**THE TASK:** Your task is to copy the listing exactly. Drop any pictures from the copy.

** start INFORMATION SHOWN **

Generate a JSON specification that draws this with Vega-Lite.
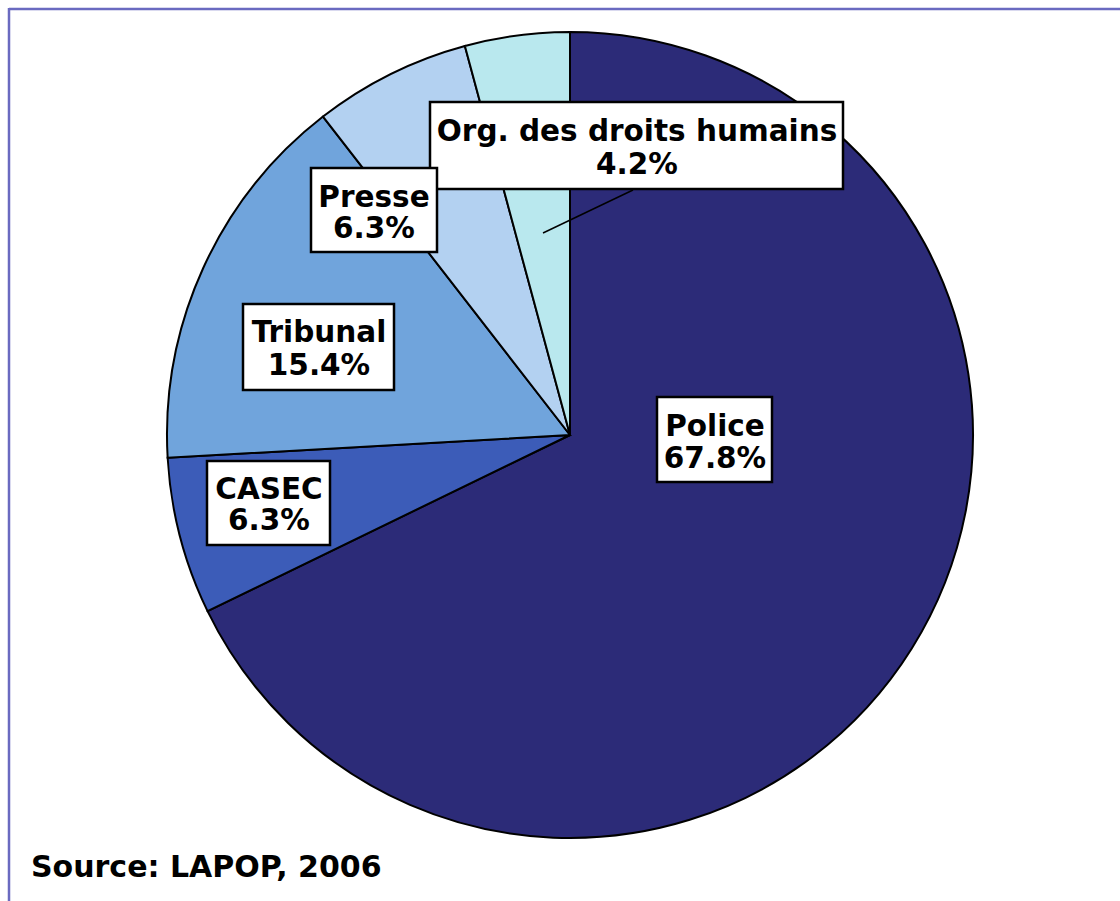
{
  "$schema": "https://vega.github.io/schema/vega-lite/v6.json",
  "width": 1120,
  "height": 901,
  "padding": 0,
  "autosize": {"type": "none"},
  "background": "white",
  "config": {
    "view": {"stroke": null},
    "axis": {"disable": true},
    "legend": {"disable": true},
    "text": {"font": "DejaVu Sans", "fontWeight": "bold", "fontSize": 29.5, "fill": "black"}
  },
  "data": {
    "values": [
      {"cat": "Police", "pct": 0.678},
      {"cat": "CASEC", "pct": 0.063},
      {"cat": "Tribunal", "pct": 0.154},
      {"cat": "Presse", "pct": 0.063},
      {"cat": "Org. des droits humains", "pct": 0.042}
    ]
  },
  "transform": [{"window": [{"op": "row_number", "as": "rank"}]}],
  "layer": [
    {
      "mark": {"type": "arc", "outerRadius": 403, "stroke": "black", "strokeWidth": 2},
      "encoding": {
        "x": {"datum": 0, "type": "quantitative", "scale": {"domain": [-570, 550], "nice": false, "zero": false}, "axis": null},
        "y": {"datum": 0, "type": "quantitative", "scale": {"domain": [-466, 435], "nice": false, "zero": false}, "axis": null},
        "theta": {"field": "pct", "type": "quantitative", "stack": true},
        "order": {"field": "rank", "type": "quantitative"},
        "color": {
          "field": "cat",
          "type": "nominal",
          "scale": {
            "domain": ["Police", "CASEC", "Tribunal", "Presse", "Org. des droits humains"],
            "range": ["#2c2b78", "#3c5cb8", "#70a4dc", "#b3d1f1", "#b9e8ee"]
          },
          "legend": null
        }
      }
    },
    {
      "transform": [{"filter": "datum.rank === 1"}],
      "layer": [
        {
          "mark": {"type": "rule", "stroke": "#6a6ac0", "strokeWidth": 2.5},
          "encoding": {"x": {"datum": -561}, "x2": {"datum": 550}, "y": {"datum": 426}, "y2": {"datum": 426}}
        },
        {
          "mark": {"type": "rule", "stroke": "#6a6ac0", "strokeWidth": 2.5},
          "encoding": {"x": {"datum": -561}, "x2": {"datum": -561}, "y": {"datum": 427}, "y2": {"datum": -466}}
        },
        {
          "mark": {"type": "text", "text": "Source: LAPOP, 2006", "align": "left", "baseline": "alphabetic", "fontSize": 30},
          "encoding": {"x": {"datum": -539}, "y": {"datum": -442}}
        }
      ]
    },
    {
      "transform": [{"filter": "datum.cat === 'Org. des droits humains'"}],
      "layer": [
        {
          "mark": {"type": "rule", "stroke": "black", "strokeWidth": 1.5},
          "encoding": {"x": {"datum": -27}, "x2": {"datum": 63}, "y": {"datum": 202}, "y2": {"datum": 245}}
        },
        {
          "mark": {"type": "rect", "fill": "white", "stroke": "black", "strokeWidth": 2.5},
          "encoding": {"x": {"datum": -140}, "x2": {"datum": 273}, "y": {"datum": 333}, "y2": {"datum": 246}}
        },
        {
          "mark": {"type": "text", "align": "center", "baseline": "alphabetic"},
          "encoding": {"x": {"datum": 67}, "y": {"datum": 294}, "text": {"field": "cat", "type": "nominal"}}
        },
        {
          "mark": {"type": "text", "align": "center", "baseline": "alphabetic"},
          "encoding": {"x": {"datum": 67}, "y": {"datum": 261}, "text": {"field": "pct", "type": "quantitative", "format": ".1%"}}
        }
      ]
    },
    {
      "transform": [{"filter": "datum.cat === 'Presse'"}],
      "layer": [
        {
          "mark": {"type": "rect", "fill": "white", "stroke": "black", "strokeWidth": 2.5},
          "encoding": {"x": {"datum": -259}, "x2": {"datum": -133}, "y": {"datum": 267}, "y2": {"datum": 183}}
        },
        {
          "mark": {"type": "text", "align": "center", "baseline": "alphabetic"},
          "encoding": {"x": {"datum": -196}, "y": {"datum": 228}, "text": {"field": "cat", "type": "nominal"}}
        },
        {
          "mark": {"type": "text", "align": "center", "baseline": "alphabetic"},
          "encoding": {"x": {"datum": -196}, "y": {"datum": 197}, "text": {"field": "pct", "type": "quantitative", "format": ".1%"}}
        }
      ]
    },
    {
      "transform": [{"filter": "datum.cat === 'Tribunal'"}],
      "layer": [
        {
          "mark": {"type": "rect", "fill": "white", "stroke": "black", "strokeWidth": 2.5},
          "encoding": {"x": {"datum": -327}, "x2": {"datum": -176}, "y": {"datum": 131}, "y2": {"datum": 45}}
        },
        {
          "mark": {"type": "text", "align": "center", "baseline": "alphabetic"},
          "encoding": {"x": {"datum": -251}, "y": {"datum": 93}, "text": {"field": "cat", "type": "nominal"}}
        },
        {
          "mark": {"type": "text", "align": "center", "baseline": "alphabetic"},
          "encoding": {"x": {"datum": -251}, "y": {"datum": 60}, "text": {"field": "pct", "type": "quantitative", "format": ".1%"}}
        }
      ]
    },
    {
      "transform": [{"filter": "datum.cat === 'CASEC'"}],
      "layer": [
        {
          "mark": {"type": "rect", "fill": "white", "stroke": "black", "strokeWidth": 2.5},
          "encoding": {"x": {"datum": -363}, "x2": {"datum": -240}, "y": {"datum": -26}, "y2": {"datum": -110}}
        },
        {
          "mark": {"type": "text", "align": "center", "baseline": "alphabetic"},
          "encoding": {"x": {"datum": -301}, "y": {"datum": -64}, "text": {"field": "cat", "type": "nominal"}}
        },
        {
          "mark": {"type": "text", "align": "center", "baseline": "alphabetic"},
          "encoding": {"x": {"datum": -301}, "y": {"datum": -95}, "text": {"field": "pct", "type": "quantitative", "format": ".1%"}}
        }
      ]
    },
    {
      "transform": [{"filter": "datum.cat === 'Police'"}],
      "layer": [
        {
          "mark": {"type": "rect", "fill": "white", "stroke": "black", "strokeWidth": 2.5},
          "encoding": {"x": {"datum": 87}, "x2": {"datum": 202}, "y": {"datum": 38}, "y2": {"datum": -47}}
        },
        {
          "mark": {"type": "text", "align": "center", "baseline": "alphabetic"},
          "encoding": {"x": {"datum": 145}, "y": {"datum": -1}, "text": {"field": "cat", "type": "nominal"}}
        },
        {
          "mark": {"type": "text", "align": "center", "baseline": "alphabetic"},
          "encoding": {"x": {"datum": 145}, "y": {"datum": -33}, "text": {"field": "pct", "type": "quantitative", "format": ".1%"}}
        }
      ]
    }
  ]
}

** end INFORMATION SHOWN **

**COMPLETE ANSWER:**
Generate a JSON specification that draws this with Vega-Lite.
{
  "$schema": "https://vega.github.io/schema/vega-lite/v6.json",
  "width": 1120,
  "height": 901,
  "padding": 0,
  "autosize": {"type": "none"},
  "background": "white",
  "config": {
    "view": {"stroke": null},
    "axis": {"disable": true},
    "legend": {"disable": true},
    "text": {"font": "DejaVu Sans", "fontWeight": "bold", "fontSize": 29.5, "fill": "black"}
  },
  "data": {
    "values": [
      {"cat": "Police", "pct": 0.678},
      {"cat": "CASEC", "pct": 0.063},
      {"cat": "Tribunal", "pct": 0.154},
      {"cat": "Presse", "pct": 0.063},
      {"cat": "Org. des droits humains", "pct": 0.042}
    ]
  },
  "transform": [{"window": [{"op": "row_number", "as": "rank"}]}],
  "layer": [
    {
      "mark": {"type": "arc", "outerRadius": 403, "stroke": "black", "strokeWidth": 2},
      "encoding": {
        "x": {"datum": 0, "type": "quantitative", "scale": {"domain": [-570, 550], "nice": false, "zero": false}, "axis": null},
        "y": {"datum": 0, "type": "quantitative", "scale": {"domain": [-466, 435], "nice": false, "zero": false}, "axis": null},
        "theta": {"field": "pct", "type": "quantitative", "stack": true},
        "order": {"field": "rank", "type": "quantitative"},
        "color": {
          "field": "cat",
          "type": "nominal",
          "scale": {
            "domain": ["Police", "CASEC", "Tribunal", "Presse", "Org. des droits humains"],
            "range": ["#2c2b78", "#3c5cb8", "#70a4dc", "#b3d1f1", "#b9e8ee"]
          },
          "legend": null
        }
      }
    },
    {
      "transform": [{"filter": "datum.rank === 1"}],
      "layer": [
        {
          "mark": {"type": "rule", "stroke": "#6a6ac0", "strokeWidth": 2.5},
          "encoding": {"x": {"datum": -561}, "x2": {"datum": 550}, "y": {"datum": 426}, "y2": {"datum": 426}}
        },
        {
          "mark": {"type": "rule", "stroke": "#6a6ac0", "strokeWidth": 2.5},
          "encoding": {"x": {"datum": -561}, "x2": {"datum": -561}, "y": {"datum": 427}, "y2": {"datum": -466}}
        },
        {
          "mark": {"type": "text", "text": "Source: LAPOP, 2006", "align": "left", "baseline": "alphabetic", "fontSize": 30},
          "encoding": {"x": {"datum": -539}, "y": {"datum": -442}}
        }
      ]
    },
    {
      "transform": [{"filter": "datum.cat === 'Org. des droits humains'"}],
      "layer": [
        {
          "mark": {"type": "rule", "stroke": "black", "strokeWidth": 1.5},
          "encoding": {"x": {"datum": -27}, "x2": {"datum": 63}, "y": {"datum": 202}, "y2": {"datum": 245}}
        },
        {
          "mark": {"type": "rect", "fill": "white", "stroke": "black", "strokeWidth": 2.5},
          "encoding": {"x": {"datum": -140}, "x2": {"datum": 273}, "y": {"datum": 333}, "y2": {"datum": 246}}
        },
        {
          "mark": {"type": "text", "align": "center", "baseline": "alphabetic"},
          "encoding": {"x": {"datum": 67}, "y": {"datum": 294}, "text": {"field": "cat", "type": "nominal"}}
        },
        {
          "mark": {"type": "text", "align": "center", "baseline": "alphabetic"},
          "encoding": {"x": {"datum": 67}, "y": {"datum": 261}, "text": {"field": "pct", "type": "quantitative", "format": ".1%"}}
        }
      ]
    },
    {
      "transform": [{"filter": "datum.cat === 'Presse'"}],
      "layer": [
        {
          "mark": {"type": "rect", "fill": "white", "stroke": "black", "strokeWidth": 2.5},
          "encoding": {"x": {"datum": -259}, "x2": {"datum": -133}, "y": {"datum": 267}, "y2": {"datum": 183}}
        },
        {
          "mark": {"type": "text", "align": "center", "baseline": "alphabetic"},
          "encoding": {"x": {"datum": -196}, "y": {"datum": 228}, "text": {"field": "cat", "type": "nominal"}}
        },
        {
          "mark": {"type": "text", "align": "center", "baseline": "alphabetic"},
          "encoding": {"x": {"datum": -196}, "y": {"datum": 197}, "text": {"field": "pct", "type": "quantitative", "format": ".1%"}}
        }
      ]
    },
    {
      "transform": [{"filter": "datum.cat === 'Tribunal'"}],
      "layer": [
        {
          "mark": {"type": "rect", "fill": "white", "stroke": "black", "strokeWidth": 2.5},
          "encoding": {"x": {"datum": -327}, "x2": {"datum": -176}, "y": {"datum": 131}, "y2": {"datum": 45}}
        },
        {
          "mark": {"type": "text", "align": "center", "baseline": "alphabetic"},
          "encoding": {"x": {"datum": -251}, "y": {"datum": 93}, "text": {"field": "cat", "type": "nominal"}}
        },
        {
          "mark": {"type": "text", "align": "center", "baseline": "alphabetic"},
          "encoding": {"x": {"datum": -251}, "y": {"datum": 60}, "text": {"field": "pct", "type": "quantitative", "format": ".1%"}}
        }
      ]
    },
    {
      "transform": [{"filter": "datum.cat === 'CASEC'"}],
      "layer": [
        {
          "mark": {"type": "rect", "fill": "white", "stroke": "black", "strokeWidth": 2.5},
          "encoding": {"x": {"datum": -363}, "x2": {"datum": -240}, "y": {"datum": -26}, "y2": {"datum": -110}}
        },
        {
          "mark": {"type": "text", "align": "center", "baseline": "alphabetic"},
          "encoding": {"x": {"datum": -301}, "y": {"datum": -64}, "text": {"field": "cat", "type": "nominal"}}
        },
        {
          "mark": {"type": "text", "align": "center", "baseline": "alphabetic"},
          "encoding": {"x": {"datum": -301}, "y": {"datum": -95}, "text": {"field": "pct", "type": "quantitative", "format": ".1%"}}
        }
      ]
    },
    {
      "transform": [{"filter": "datum.cat === 'Police'"}],
      "layer": [
        {
          "mark": {"type": "rect", "fill": "white", "stroke": "black", "strokeWidth": 2.5},
          "encoding": {"x": {"datum": 87}, "x2": {"datum": 202}, "y": {"datum": 38}, "y2": {"datum": -47}}
        },
        {
          "mark": {"type": "text", "align": "center", "baseline": "alphabetic"},
          "encoding": {"x": {"datum": 145}, "y": {"datum": -1}, "text": {"field": "cat", "type": "nominal"}}
        },
        {
          "mark": {"type": "text", "align": "center", "baseline": "alphabetic"},
          "encoding": {"x": {"datum": 145}, "y": {"datum": -33}, "text": {"field": "pct", "type": "quantitative", "format": ".1%"}}
        }
      ]
    }
  ]
}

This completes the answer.